The events in Massachusetts come as President Trump seeks to ramp up the war on drugs in poor Black communities, even as his administration responds to the predominantly white issue of opioid addiction as a crisis in need of treatment. U.S. Attorney General Jeff Sessions has eliminated a Department of Justice forensic science commission that ensures innocent people are not imprisoned.

“Jeff Sessions has made direct statements about the ACLU and said it is one of the biggest threats to civil rights in the United States, which is fascinating,” Carl Williams of the ACLU said, noting that Sessions has a long career of opposing civil rights and engaging in dog-whistle politics, including appeals to white supremacists. The federal government’s top prosecutor, Williams said, “is thrilled about marijuana possession laws.” When it comes to drug legalization and decriminalization, Williams believes Sessions is “a dinosaur of another age that is trying to hold on to the last grasps of the antebellum South.”

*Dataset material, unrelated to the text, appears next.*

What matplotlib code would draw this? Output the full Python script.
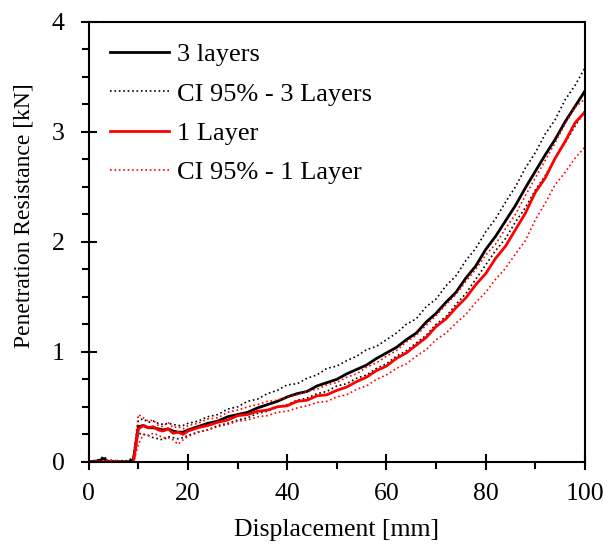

The solution to ending the war on drugs and policies that ensnare the community, according to Williams, is up to those people affected. “It isn’t about them. It is about us. Under Reagan, when people started to deal with the AIDS crisis, people fought like hell and saved millions of people’s lives,” Williams said.  “Reagan was dead set against it and would not mention AIDS. I think very much the same way, the ball is in our court. We can organize. We can get people who are affected by these policies. We can fight against it, and every time, we will win,” he added, noting that we challenged slavery in this country.

“History is not on their side,” Williams said of the proponents of the drug war.  “We have a legacy of Black women, especially, and Black people. We can look back at the brave, dramatic and victorious struggle of freedom that our people fought and won.

“We owe it to them. It is in our souls,” he said. “There is a reason we’re here.”